**Raw data**
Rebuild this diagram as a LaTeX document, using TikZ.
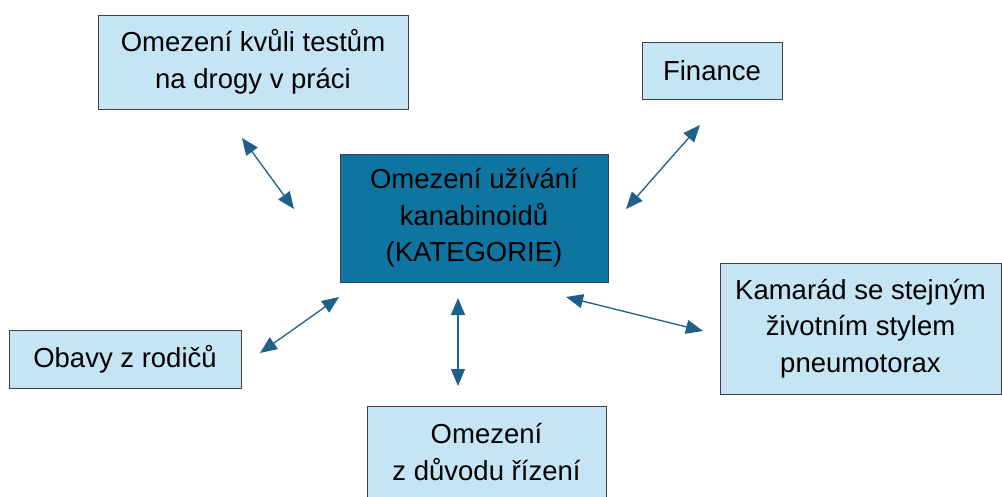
\documentclass[tikz,border=0pt]{standalone}
\usepackage{fontspec}
\setmainfont{Liberation Sans}
\usetikzlibrary{arrows.meta}
\definecolor{boxfill}{HTML}{C5E5F5}
\definecolor{centerfill}{HTML}{0E74A0}
\definecolor{arrowcol}{HTML}{1F6088}
\definecolor{boxline}{HTML}{404040}
\tikzset{
  lbox/.style={draw=boxline, line width=1pt, fill=boxfill, align=center, inner sep=0pt,
    font=\fontsize{27.5}{36.5}\selectfont, text=black},
  cbox/.style={lbox, fill=centerfill},
  conn/.style={draw=arrowcol, line width=1.3pt, {Triangle[length=17pt,width=14pt]}-{Triangle[length=17pt,width=14pt]}}
}
\begin{document}
\begin{tikzpicture}[x=1pt,y=-1pt]
\useasboundingbox (0,0) rectangle (1002,496);
\clip (0,0) rectangle (1002,496);
\node[lbox, minimum width=310pt, minimum height=94pt] (drogy) at (253,62) {Omezení kvůli testům\\na drogy v práci};
\node[lbox, minimum width=140pt, minimum height=57pt] (fin) at (712,70.5) {Finance};
\node[cbox, minimum width=268pt, minimum height=128pt] (cat) at (474,218) {Omezení užívání\\kanabinoidů\\(KATEGORIE)};
\node[lbox, minimum width=281pt, minimum height=131pt] (kam) at (860.5,328.5) {Kamarád se stejným\\životním stylem\\pneumotorax};
\node[lbox, minimum width=232pt, minimum height=58pt] (rod) at (125,359) {Obavy z rodičů};
\node[lbox, minimum width=239pt, minimum height=92pt] (riz) at (486.5,452) {Omezení\\z důvodu řízení};
\coordinate (a1) at (242,138); \coordinate (a2) at (294,209);
\coordinate (b1) at (700,125); \coordinate (b2) at (626,209);
\coordinate (c1) at (566,297); \coordinate (c2) at (703,331);
\coordinate (d1) at (458,298); \coordinate (d2) at (458,386);
\coordinate (e1) at (339,297); \coordinate (e2) at (260,353);
\draw[conn] (a1) -- (a2);
\draw[conn] (b1) -- (b2);
\draw[conn] (c1) -- (c2);
\draw[conn] (d1) -- (d2);
\draw[conn] (e1) -- (e2);
\end{tikzpicture}
\end{document}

**Task goal**
Without including any pictures, print all of the material exactly as given.

**Result**
Rebuild this diagram as a LaTeX document, using TikZ.
\documentclass[tikz,border=0pt]{standalone}
\usepackage{fontspec}
\setmainfont{Liberation Sans}
\usetikzlibrary{arrows.meta}
\definecolor{boxfill}{HTML}{C5E5F5}
\definecolor{centerfill}{HTML}{0E74A0}
\definecolor{arrowcol}{HTML}{1F6088}
\definecolor{boxline}{HTML}{404040}
\tikzset{
  lbox/.style={draw=boxline, line width=1pt, fill=boxfill, align=center, inner sep=0pt,
    font=\fontsize{27.5}{36.5}\selectfont, text=black},
  cbox/.style={lbox, fill=centerfill},
  conn/.style={draw=arrowcol, line width=1.3pt, {Triangle[length=17pt,width=14pt]}-{Triangle[length=17pt,width=14pt]}}
}
\begin{document}
\begin{tikzpicture}[x=1pt,y=-1pt]
\useasboundingbox (0,0) rectangle (1002,496);
\clip (0,0) rectangle (1002,496);
\node[lbox, minimum width=310pt, minimum height=94pt] (drogy) at (253,62) {Omezení kvůli testům\\na drogy v práci};
\node[lbox, minimum width=140pt, minimum height=57pt] (fin) at (712,70.5) {Finance};
\node[cbox, minimum width=268pt, minimum height=128pt] (cat) at (474,218) {Omezení užívání\\kanabinoidů\\(KATEGORIE)};
\node[lbox, minimum width=281pt, minimum height=131pt] (kam) at (860.5,328.5) {Kamarád se stejným\\životním stylem\\pneumotorax};
\node[lbox, minimum width=232pt, minimum height=58pt] (rod) at (125,359) {Obavy z rodičů};
\node[lbox, minimum width=239pt, minimum height=92pt] (riz) at (486.5,452) {Omezení\\z důvodu řízení};
\coordinate (a1) at (242,138); \coordinate (a2) at (294,209);
\coordinate (b1) at (700,125); \coordinate (b2) at (626,209);
\coordinate (c1) at (566,297); \coordinate (c2) at (703,331);
\coordinate (d1) at (458,298); \coordinate (d2) at (458,386);
\coordinate (e1) at (339,297); \coordinate (e2) at (260,353);
\draw[conn] (a1) -- (a2);
\draw[conn] (b1) -- (b2);
\draw[conn] (c1) -- (c2);
\draw[conn] (d1) -- (d2);
\draw[conn] (e1) -- (e2);
\end{tikzpicture}
\end{document}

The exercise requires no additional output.